_Instructions to follow_.
Each line containing the word "chart" should be found and copied.
-------
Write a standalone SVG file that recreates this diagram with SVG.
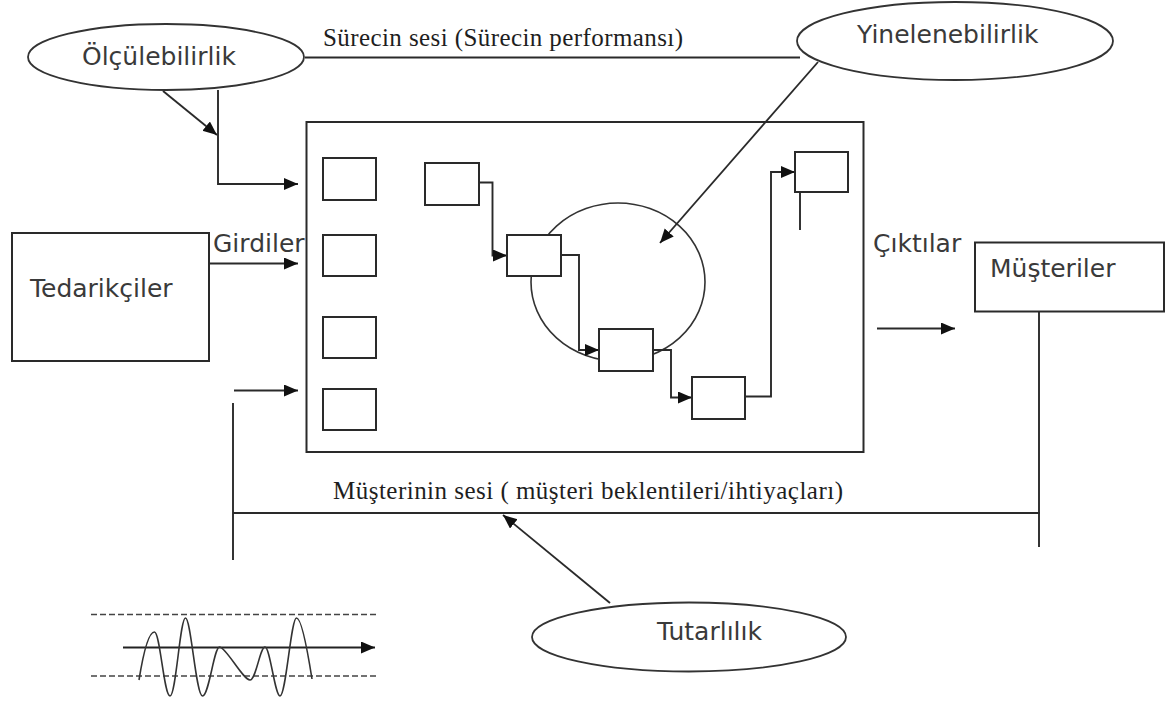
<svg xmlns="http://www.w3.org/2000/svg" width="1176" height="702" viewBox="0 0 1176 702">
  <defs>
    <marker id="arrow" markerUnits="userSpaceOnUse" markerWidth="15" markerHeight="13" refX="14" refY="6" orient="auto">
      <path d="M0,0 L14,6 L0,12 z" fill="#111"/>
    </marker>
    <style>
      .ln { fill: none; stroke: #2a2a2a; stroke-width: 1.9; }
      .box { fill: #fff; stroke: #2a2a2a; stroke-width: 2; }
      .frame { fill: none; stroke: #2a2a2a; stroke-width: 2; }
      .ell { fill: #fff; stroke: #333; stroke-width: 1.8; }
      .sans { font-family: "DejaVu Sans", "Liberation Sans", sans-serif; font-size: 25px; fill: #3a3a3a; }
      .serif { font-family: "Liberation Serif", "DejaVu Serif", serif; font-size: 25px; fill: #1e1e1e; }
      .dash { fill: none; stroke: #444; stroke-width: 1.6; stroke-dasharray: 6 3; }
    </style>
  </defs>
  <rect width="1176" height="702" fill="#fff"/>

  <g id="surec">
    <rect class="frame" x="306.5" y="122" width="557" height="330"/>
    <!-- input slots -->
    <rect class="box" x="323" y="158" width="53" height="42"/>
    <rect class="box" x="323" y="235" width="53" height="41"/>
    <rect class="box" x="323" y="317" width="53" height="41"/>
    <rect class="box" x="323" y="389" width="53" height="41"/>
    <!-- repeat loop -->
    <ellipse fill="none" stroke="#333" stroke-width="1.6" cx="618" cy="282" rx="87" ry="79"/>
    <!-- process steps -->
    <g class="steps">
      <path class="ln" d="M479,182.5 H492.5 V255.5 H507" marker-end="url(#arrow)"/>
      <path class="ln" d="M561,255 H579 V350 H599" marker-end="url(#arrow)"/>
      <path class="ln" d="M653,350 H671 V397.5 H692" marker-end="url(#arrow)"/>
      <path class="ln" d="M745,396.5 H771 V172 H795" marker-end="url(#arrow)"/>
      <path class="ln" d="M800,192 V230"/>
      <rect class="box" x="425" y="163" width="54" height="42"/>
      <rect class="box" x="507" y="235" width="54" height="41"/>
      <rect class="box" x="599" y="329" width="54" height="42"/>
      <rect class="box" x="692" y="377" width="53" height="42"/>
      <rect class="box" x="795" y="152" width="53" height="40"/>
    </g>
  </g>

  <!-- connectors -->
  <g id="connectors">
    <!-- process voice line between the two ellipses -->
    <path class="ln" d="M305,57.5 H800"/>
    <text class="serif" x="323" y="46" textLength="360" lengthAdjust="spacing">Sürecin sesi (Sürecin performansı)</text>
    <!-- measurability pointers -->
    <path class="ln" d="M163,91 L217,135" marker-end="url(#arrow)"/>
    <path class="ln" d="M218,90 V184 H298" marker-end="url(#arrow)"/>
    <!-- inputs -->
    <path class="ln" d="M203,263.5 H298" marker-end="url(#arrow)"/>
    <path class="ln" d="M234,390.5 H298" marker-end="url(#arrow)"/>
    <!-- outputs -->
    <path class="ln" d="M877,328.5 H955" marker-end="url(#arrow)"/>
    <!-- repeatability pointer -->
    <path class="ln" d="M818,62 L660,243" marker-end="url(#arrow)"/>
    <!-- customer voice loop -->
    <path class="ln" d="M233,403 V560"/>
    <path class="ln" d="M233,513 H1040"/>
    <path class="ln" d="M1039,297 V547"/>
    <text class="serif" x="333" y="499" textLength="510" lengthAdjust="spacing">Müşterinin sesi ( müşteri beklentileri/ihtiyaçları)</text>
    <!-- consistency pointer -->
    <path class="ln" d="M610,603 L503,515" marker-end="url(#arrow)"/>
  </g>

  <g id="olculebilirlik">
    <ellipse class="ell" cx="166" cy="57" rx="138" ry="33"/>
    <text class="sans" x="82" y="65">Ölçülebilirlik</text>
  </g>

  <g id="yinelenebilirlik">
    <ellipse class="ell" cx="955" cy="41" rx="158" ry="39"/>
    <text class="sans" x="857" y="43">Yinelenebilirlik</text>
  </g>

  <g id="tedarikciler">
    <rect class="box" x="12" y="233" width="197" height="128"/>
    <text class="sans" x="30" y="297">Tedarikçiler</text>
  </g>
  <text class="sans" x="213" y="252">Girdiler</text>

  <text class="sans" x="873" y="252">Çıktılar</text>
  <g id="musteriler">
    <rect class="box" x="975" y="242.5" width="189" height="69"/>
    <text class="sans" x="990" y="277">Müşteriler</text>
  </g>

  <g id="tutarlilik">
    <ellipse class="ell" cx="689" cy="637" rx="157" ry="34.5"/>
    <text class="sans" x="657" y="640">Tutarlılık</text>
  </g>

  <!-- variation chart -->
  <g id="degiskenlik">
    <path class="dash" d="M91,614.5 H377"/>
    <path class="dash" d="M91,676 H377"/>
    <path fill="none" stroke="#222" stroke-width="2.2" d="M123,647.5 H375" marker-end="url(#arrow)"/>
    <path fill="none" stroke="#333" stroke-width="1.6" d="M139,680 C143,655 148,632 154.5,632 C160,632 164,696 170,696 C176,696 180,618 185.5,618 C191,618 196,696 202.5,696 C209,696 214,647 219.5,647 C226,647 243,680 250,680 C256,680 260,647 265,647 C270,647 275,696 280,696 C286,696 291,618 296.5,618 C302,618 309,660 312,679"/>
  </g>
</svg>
-------
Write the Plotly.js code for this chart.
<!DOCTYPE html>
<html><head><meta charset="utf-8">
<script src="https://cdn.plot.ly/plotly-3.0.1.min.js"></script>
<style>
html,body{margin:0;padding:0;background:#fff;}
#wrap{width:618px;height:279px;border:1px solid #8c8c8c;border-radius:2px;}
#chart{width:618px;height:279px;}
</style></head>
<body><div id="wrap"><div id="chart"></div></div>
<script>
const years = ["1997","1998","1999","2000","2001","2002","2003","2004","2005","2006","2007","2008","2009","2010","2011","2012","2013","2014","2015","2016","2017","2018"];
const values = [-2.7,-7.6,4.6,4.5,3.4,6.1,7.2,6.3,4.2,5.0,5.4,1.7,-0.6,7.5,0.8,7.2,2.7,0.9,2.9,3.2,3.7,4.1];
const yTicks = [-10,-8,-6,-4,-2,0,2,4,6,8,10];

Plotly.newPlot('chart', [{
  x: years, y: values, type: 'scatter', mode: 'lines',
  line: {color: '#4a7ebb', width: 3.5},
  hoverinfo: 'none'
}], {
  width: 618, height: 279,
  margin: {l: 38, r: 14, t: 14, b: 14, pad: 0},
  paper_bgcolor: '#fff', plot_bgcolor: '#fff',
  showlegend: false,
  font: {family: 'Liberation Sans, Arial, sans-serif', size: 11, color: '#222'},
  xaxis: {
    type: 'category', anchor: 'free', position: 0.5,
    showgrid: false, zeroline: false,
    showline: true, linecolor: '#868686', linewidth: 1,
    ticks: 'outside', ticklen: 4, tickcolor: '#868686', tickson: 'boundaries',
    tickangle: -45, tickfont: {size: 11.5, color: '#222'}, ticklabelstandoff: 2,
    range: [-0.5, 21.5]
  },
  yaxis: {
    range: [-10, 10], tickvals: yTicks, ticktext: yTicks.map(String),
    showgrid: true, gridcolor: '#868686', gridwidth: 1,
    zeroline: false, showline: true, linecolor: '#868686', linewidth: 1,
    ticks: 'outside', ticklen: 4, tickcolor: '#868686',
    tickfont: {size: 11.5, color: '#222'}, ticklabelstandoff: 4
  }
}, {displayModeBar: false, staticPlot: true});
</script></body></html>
-------
_Correct response_.
  <!-- variation chart -->
Write the Plotly.js code for this chart.
#chart{width:618px;height:279px;}
<body><div id="wrap"><div id="chart"></div></div>
Plotly.newPlot('chart', [{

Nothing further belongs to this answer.